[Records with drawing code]
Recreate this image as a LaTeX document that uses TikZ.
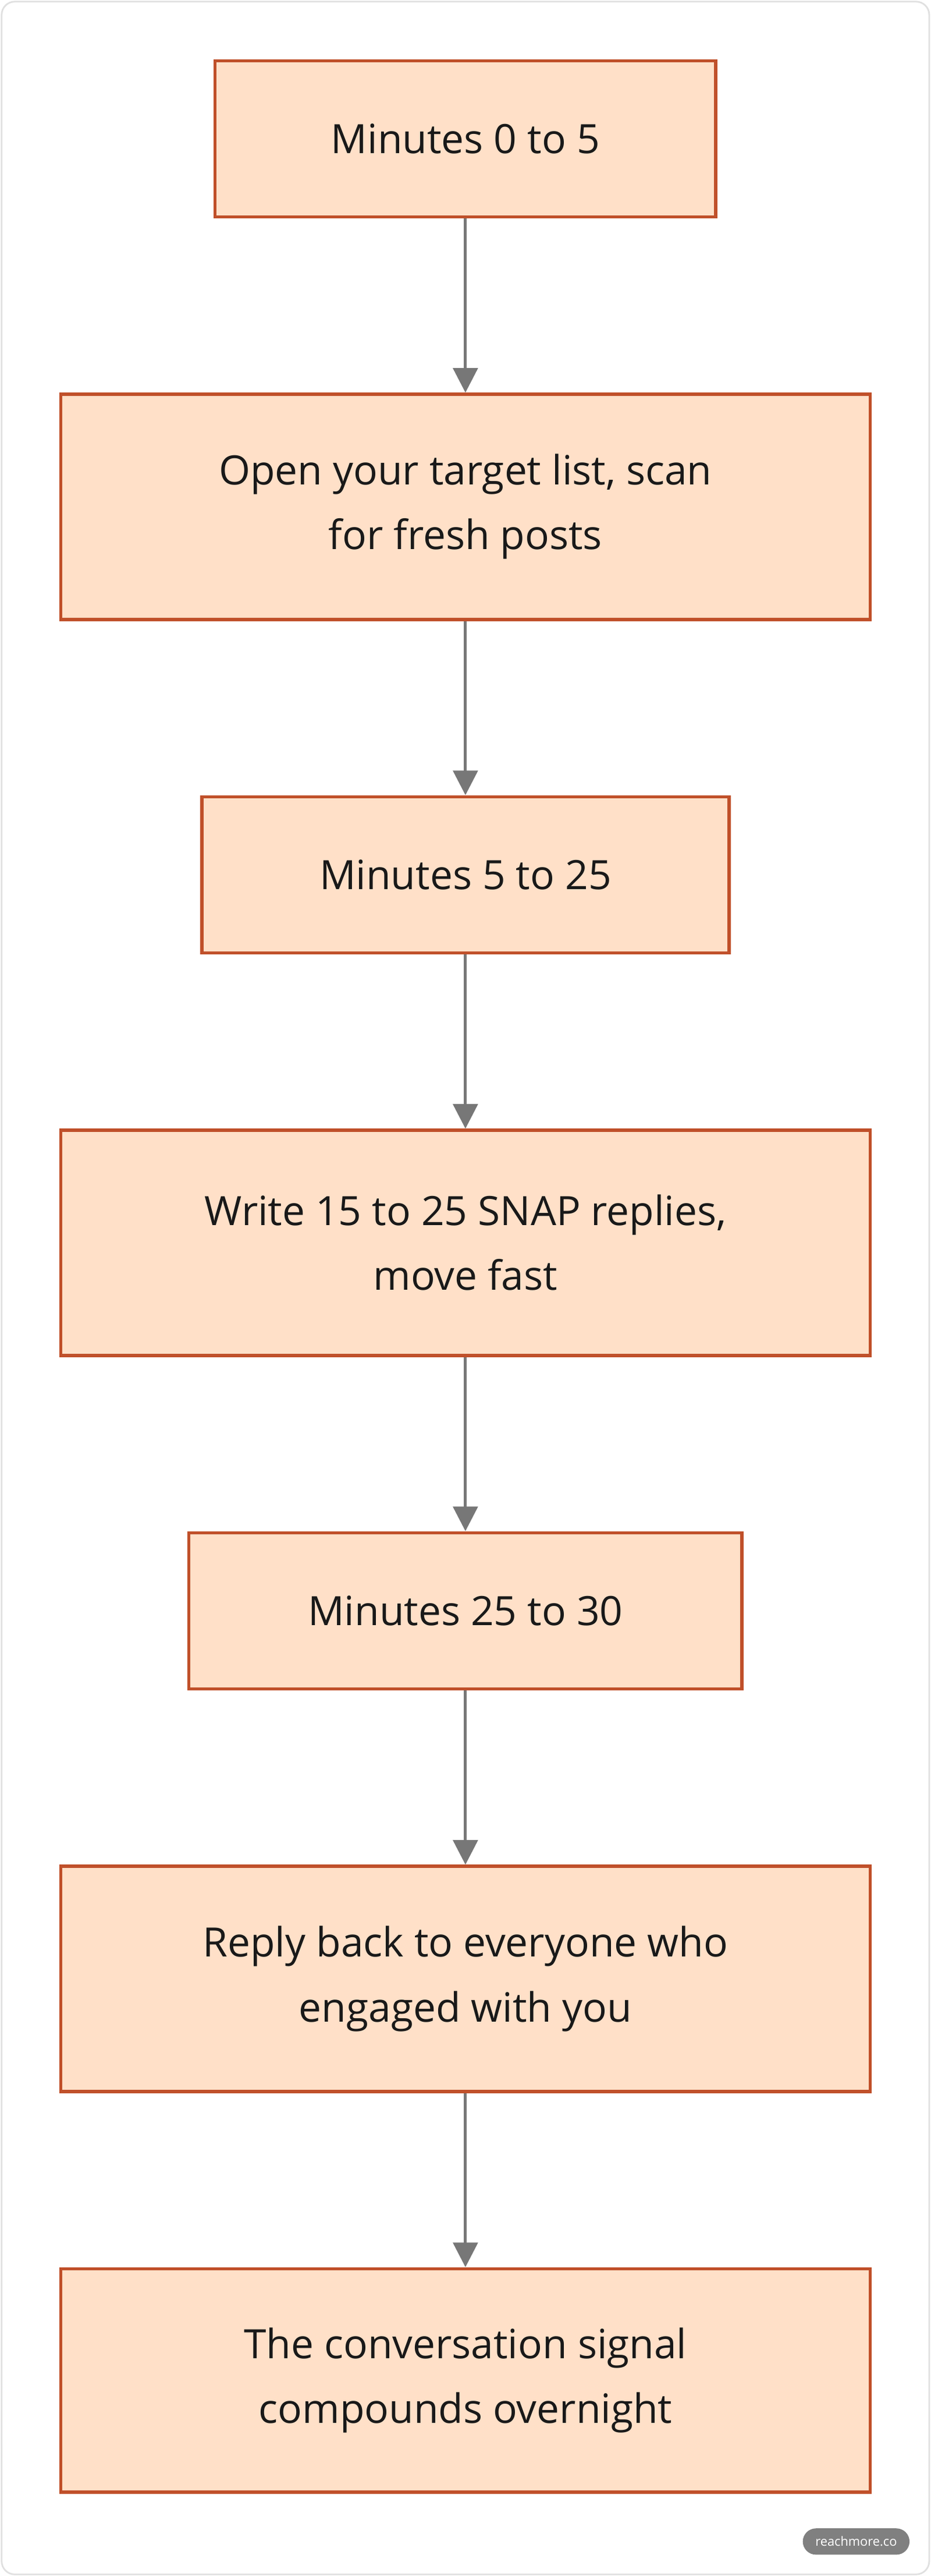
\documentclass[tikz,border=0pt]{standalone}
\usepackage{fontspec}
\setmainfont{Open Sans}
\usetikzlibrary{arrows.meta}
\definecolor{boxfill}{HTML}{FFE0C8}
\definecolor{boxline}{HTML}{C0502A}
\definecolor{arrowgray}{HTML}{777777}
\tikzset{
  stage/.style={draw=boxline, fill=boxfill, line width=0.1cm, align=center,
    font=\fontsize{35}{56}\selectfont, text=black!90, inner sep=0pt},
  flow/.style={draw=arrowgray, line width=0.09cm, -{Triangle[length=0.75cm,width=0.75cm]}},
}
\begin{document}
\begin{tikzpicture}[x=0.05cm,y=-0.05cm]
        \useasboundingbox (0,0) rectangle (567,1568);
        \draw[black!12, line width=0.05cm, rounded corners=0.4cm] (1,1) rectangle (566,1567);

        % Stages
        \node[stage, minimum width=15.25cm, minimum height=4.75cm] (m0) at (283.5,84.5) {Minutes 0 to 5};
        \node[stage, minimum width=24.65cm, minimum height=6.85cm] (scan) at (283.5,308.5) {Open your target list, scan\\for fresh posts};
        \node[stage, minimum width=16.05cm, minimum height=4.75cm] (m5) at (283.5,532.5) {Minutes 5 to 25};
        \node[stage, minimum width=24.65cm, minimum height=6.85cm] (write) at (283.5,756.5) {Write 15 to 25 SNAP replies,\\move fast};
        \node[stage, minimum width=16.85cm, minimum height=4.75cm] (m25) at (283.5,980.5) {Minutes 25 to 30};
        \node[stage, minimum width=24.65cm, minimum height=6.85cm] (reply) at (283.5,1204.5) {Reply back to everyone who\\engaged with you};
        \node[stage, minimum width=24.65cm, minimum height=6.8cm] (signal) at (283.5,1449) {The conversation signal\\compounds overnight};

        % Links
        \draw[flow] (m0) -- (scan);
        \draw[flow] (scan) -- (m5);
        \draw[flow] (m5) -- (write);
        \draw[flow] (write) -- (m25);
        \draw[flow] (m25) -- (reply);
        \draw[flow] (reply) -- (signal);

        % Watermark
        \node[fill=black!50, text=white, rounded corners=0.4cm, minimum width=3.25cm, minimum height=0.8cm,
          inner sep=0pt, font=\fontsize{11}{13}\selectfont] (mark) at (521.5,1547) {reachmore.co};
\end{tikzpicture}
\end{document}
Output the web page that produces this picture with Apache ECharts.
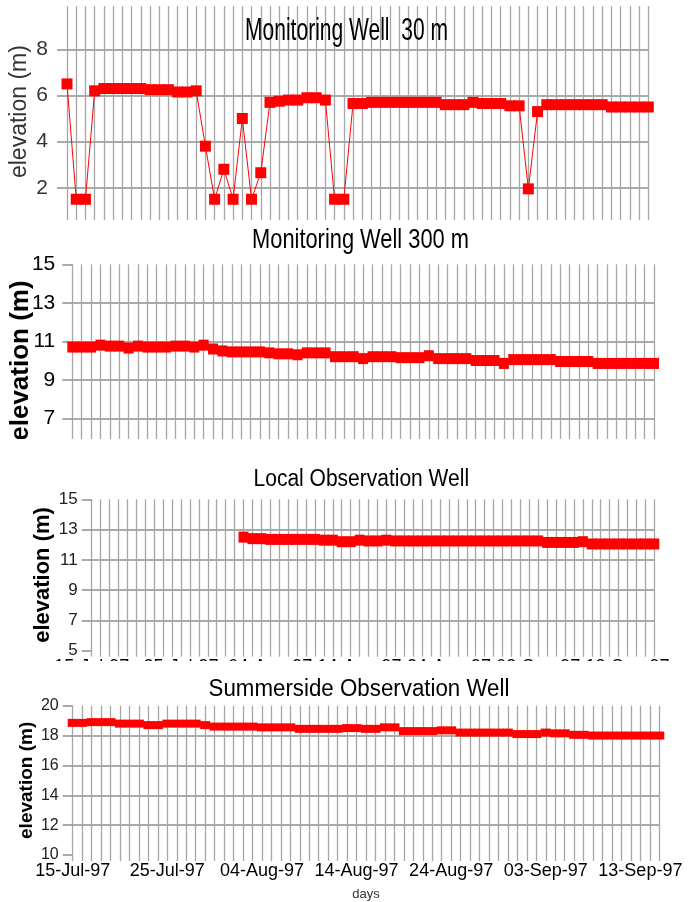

What is required: Are you able to set down all the lines above exactly, without any pictures?

Solution to the exercise:
Recreate this image as a LaTeX document that uses TikZ.
\documentclass[tikz,border=0pt]{standalone}
\usepackage{fontspec}
\setmainfont{Open Sans}
\usetikzlibrary{arrows.meta}
\definecolor{boxfill}{HTML}{FFE0C8}
\definecolor{boxline}{HTML}{C0502A}
\definecolor{arrowgray}{HTML}{777777}
\tikzset{
  stage/.style={draw=boxline, fill=boxfill, line width=0.1cm, align=center,
    font=\fontsize{35}{56}\selectfont, text=black!90, inner sep=0pt},
  flow/.style={draw=arrowgray, line width=0.09cm, -{Triangle[length=0.75cm,width=0.75cm]}},
}
\begin{document}
\begin{tikzpicture}[x=0.05cm,y=-0.05cm]
        \useasboundingbox (0,0) rectangle (567,1568);
        \draw[black!12, line width=0.05cm, rounded corners=0.4cm] (1,1) rectangle (566,1567);

        % Stages
        \node[stage, minimum width=15.25cm, minimum height=4.75cm] (m0) at (283.5,84.5) {Minutes 0 to 5};
        \node[stage, minimum width=24.65cm, minimum height=6.85cm] (scan) at (283.5,308.5) {Open your target list, scan\\for fresh posts};
        \node[stage, minimum width=16.05cm, minimum height=4.75cm] (m5) at (283.5,532.5) {Minutes 5 to 25};
        \node[stage, minimum width=24.65cm, minimum height=6.85cm] (write) at (283.5,756.5) {Write 15 to 25 SNAP replies,\\move fast};
        \node[stage, minimum width=16.85cm, minimum height=4.75cm] (m25) at (283.5,980.5) {Minutes 25 to 30};
        \node[stage, minimum width=24.65cm, minimum height=6.85cm] (reply) at (283.5,1204.5) {Reply back to everyone who\\engaged with you};
        \node[stage, minimum width=24.65cm, minimum height=6.8cm] (signal) at (283.5,1449) {The conversation signal\\compounds overnight};

        % Links
        \draw[flow] (m0) -- (scan);
        \draw[flow] (scan) -- (m5);
        \draw[flow] (m5) -- (write);
        \draw[flow] (write) -- (m25);
        \draw[flow] (m25) -- (reply);
        \draw[flow] (reply) -- (signal);

        % Watermark
        \node[fill=black!50, text=white, rounded corners=0.4cm, minimum width=3.25cm, minimum height=0.8cm,
          inner sep=0pt, font=\fontsize{11}{13}\selectfont] (mark) at (521.5,1547) {reachmore.co};
\end{tikzpicture}
\end{document}
Output the web page that produces this picture with Apache ECharts.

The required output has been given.